Tottenham is aiming to transform itself into what could be London’s first ‘21st century suburb’, armed with over £1 billion of private and public investment, the planning expertise of figures who masterminded the Olympics and the determination of the London mayor.
Those were some of the key points to emerge in a breakfast talk about the regeneration area last week at the NLA.
Haringey council chief executive Nick Walkley said that Tottenham is ‘a real place with energy and dynamism’ that he wants to build on, utilising a strong partnership that has grown between the council, government and regional players. The vision for the place, said Walkley, includes some 10,000 new homes and 5,000 new jobs, along with the opportunity to deliver around 1msqft of commercial space. ‘It’s a great place, and London’s next great space’, said Walkley. ‘This is a now project, not a tomorrow project.’
Important schemes in the area include John McAslan and Partners’ move to open a new N17 design studio, which will be a permanent architectural presence on the high road with apprenticeship opportunities for local people, while there will also be a low carbon lab for the University of Durham, and a fashion academy. These, said Walkley, all benefit from Tottenham’s accessibility, with Tottenham Hale just 12 minutes from central London. They will also help the housing push and aid Tottenham becoming ‘the destination of choice for those being squeezed out of other areas.’
Neale Coleman, the mayoral advisor for Tottenham and the Olympic legacy, said that programmes will have to tackle problems such as high levels of youth unemployment and deprivation, but that the mayor had asked him to take over because he wanted a senior adviser to spend ‘serious time working with Haringey, making sure we deliver for people in Tottenham. ‘I want to emphasise what a big priority this is for the mayor’, he said. London needs around 50,000 new homes to be built each year, added Coleman, and a lot of those could and should be in Tottenham, but it was crucial that they are high quality.
Robert Evans of Argent, who is the independent chair of the landowners group in the area agreed, adding that ‘good design and placemaking adds real value’ and that, since Tottenham isn’t part of the overheated market, there are opportunities to invest.

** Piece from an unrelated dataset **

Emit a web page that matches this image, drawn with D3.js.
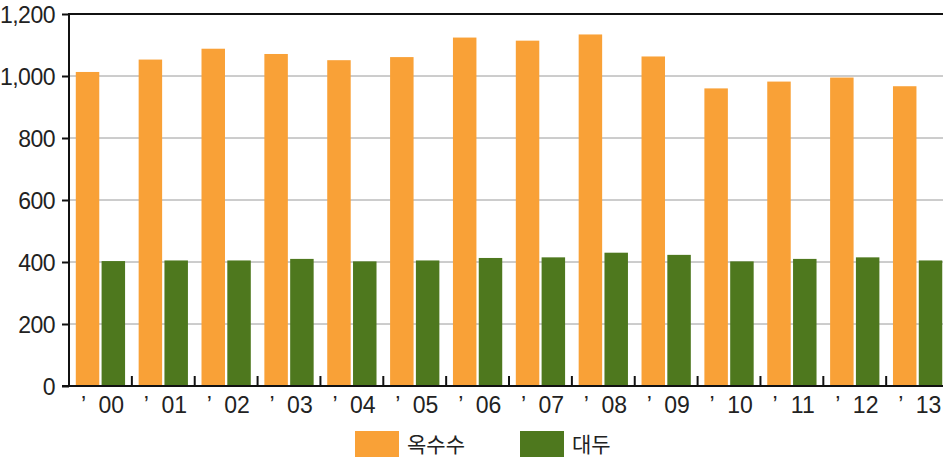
<!DOCTYPE html>
<html>
<head>
<meta charset="utf-8">
<script src="https://cdn.jsdelivr.net/npm/d3@7"></script>
<style>
  body { margin: 0; background: #fff; }
  svg { display: block; }
</style>
</head>
<body>
<div id="chart"></div>
<script>
// years and values
var years = ["00","01","02","03","04","05","06","07","08","09","10","11","12","13"];
var corn = [1013,1053,1088,1071,1051,1061,1124,1114,1134,1063,960,982,995,967];
var soy = [403,405,405,410,402,405,413,415,430,423,402,410,415,405];
var seriesNames = ["옥수수", "대두"];
var seriesColors = ["#F9A137", "#4E781E"];
var yTicks = [0,200,400,600,800,1000,1200];

var width = 943, height = 458;
var plotLeft = 69, plotTop = 14, plotBottom = 386;
// the plot runs a bit past the right edge of the picture
var plotRight = plotLeft + 14 * 62.86;

var svg = d3.select("#chart").append("svg")
  .attr("width", width)
  .attr("height", height);

var x0 = d3.scaleBand().domain(years).range([plotLeft, plotRight])
  .paddingInner(0.216).paddingOuter(0.108);
var x1 = d3.scaleBand().domain([0, 1]).range([0, x0.bandwidth()]).paddingInner(0.09);
var y = d3.scaleLinear().domain([0, 1200]).range([plotBottom, plotTop]);

// grid lines
svg.append("g")
  .selectAll("line")
  .data(yTicks.filter(function(d){ return d > 0 && d < 1200; }))
  .enter().append("line")
  .attr("x1", plotLeft).attr("x2", width)
  .attr("y1", function(d){ return y(d); })
  .attr("y2", function(d){ return y(d); })
  .attr("stroke", "#9a9a9a")
  .attr("stroke-width", 1);

// bars
var groups = svg.append("g")
  .selectAll("g")
  .data(years)
  .enter().append("g")
  .attr("transform", function(d){ return "translate(" + x0(d) + ",0)"; });

groups.selectAll("rect")
  .data(function(d, i){ return [corn[i], soy[i]]; })
  .enter().append("rect")
  .attr("x", function(d, j){ return x1(j); })
  .attr("width", x1.bandwidth())
  .attr("y", function(d){ return y(d); })
  .attr("height", function(d){ return plotBottom - y(d); })
  .attr("fill", function(d, j){ return seriesColors[j]; });

// y axis
var yAxis = svg.append("g")
  .attr("transform", "translate(" + plotLeft + ",0)")
  .call(d3.axisLeft(y).tickValues(yTicks).tickSize(7).tickFormat(d3.format(",")));
yAxis.select(".domain").remove();
yAxis.selectAll("line").attr("stroke", "#111").attr("stroke-width", 2);
yAxis.selectAll("text")
  .attr("x", -14)
  .attr("dy", "0.36em")
  .style("font-family", "'Liberation Sans Narrow', 'Liberation Sans', sans-serif")
  .style("font-size", "23px")
  .style("letter-spacing", "-0.5px")
  .attr("fill", "#222");

// frame lines
svg.append("line").attr("x1", plotLeft).attr("x2", plotLeft).attr("y1", plotTop).attr("y2", plotBottom)
  .attr("stroke", "#111").attr("stroke-width", 2);
svg.append("line").attr("x1", plotLeft - 1).attr("x2", width).attr("y1", plotTop).attr("y2", plotTop)
  .attr("stroke", "#111").attr("stroke-width", 2);
svg.append("line").attr("x1", plotLeft - 7).attr("x2", width).attr("y1", plotBottom).attr("y2", plotBottom)
  .attr("stroke", "#111").attr("stroke-width", 2);

// x ticks at group boundaries, pointing up
var step = x0.step();
svg.append("g")
  .selectAll("line")
  .data(years.slice(1))
  .enter().append("line")
  .attr("x1", function(d){ return x0(d) - step * 0.108; })
  .attr("x2", function(d){ return x0(d) - step * 0.108; })
  .attr("y1", plotBottom - 10).attr("y2", plotBottom)
  .attr("stroke", "#111").attr("stroke-width", 2);

// x labels
var xl = svg.append("g")
  .style("font-family", "'Liberation Sans Narrow', 'Liberation Sans', sans-serif")
  .style("font-size", "23px")
  .attr("fill", "#222");
xl.selectAll(".apo")
  .data(years)
  .enter().append("text")
  .attr("class", "apo")
  .attr("x", function(d){ return x0(d) + x1(0) + x1.bandwidth() / 2 - 4; })
  .attr("y", 413)
  .attr("text-anchor", "middle")
  .text("’");
xl.selectAll(".yr")
  .data(years)
  .enter().append("text")
  .attr("class", "yr")
  .attr("x", function(d){ return x0(d) + x1(1) + x1.bandwidth() / 2 - 2; })
  .attr("y", 413)
  .attr("text-anchor", "middle")
  .text(function(d){ return d; });

// legend
var legendX = [355, 520];
var legend = svg.append("g")
  .selectAll("g")
  .data(seriesNames)
  .enter().append("g")
  .attr("transform", function(d, i){ return "translate(" + legendX[i] + ",431)"; });
legend.append("rect")
  .attr("width", 44).attr("height", 26)
  .attr("fill", function(d, i){ return seriesColors[i]; });
legend.append("text")
  .attr("x", 52).attr("y", 21)
  .style("font-family", "'Noto Sans CJK KR', sans-serif")
  .style("font-size", "21px")
  .attr("fill", "#222")
  .text(function(d){ return d; });
</script>
</body>
</html>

And finally Jerome Frost, director of planning at Arup, said a conceptual spatial framework will help guide opportunities for change in five key areas, over around five square miles. Tottenham figures in a ‘golden triangle’ with Cambridge to the north, the west end and City outperforming all other global capitals and the Olympic Park spreading London’s benefits to the east. This, along with Tottenham Hotspur’s new stadium development and ‘leisure hub’ has led Frost and his colleagues to think of Tottenham as ‘the first 21stcentury suburb, ‘a fantastic opportunity to rethink a place’ that has lost its character, but through building on its merits rather than creating ‘a shiny new thing.’. ‘You really begin to think that Tottenham’s moment has come’, said Frost.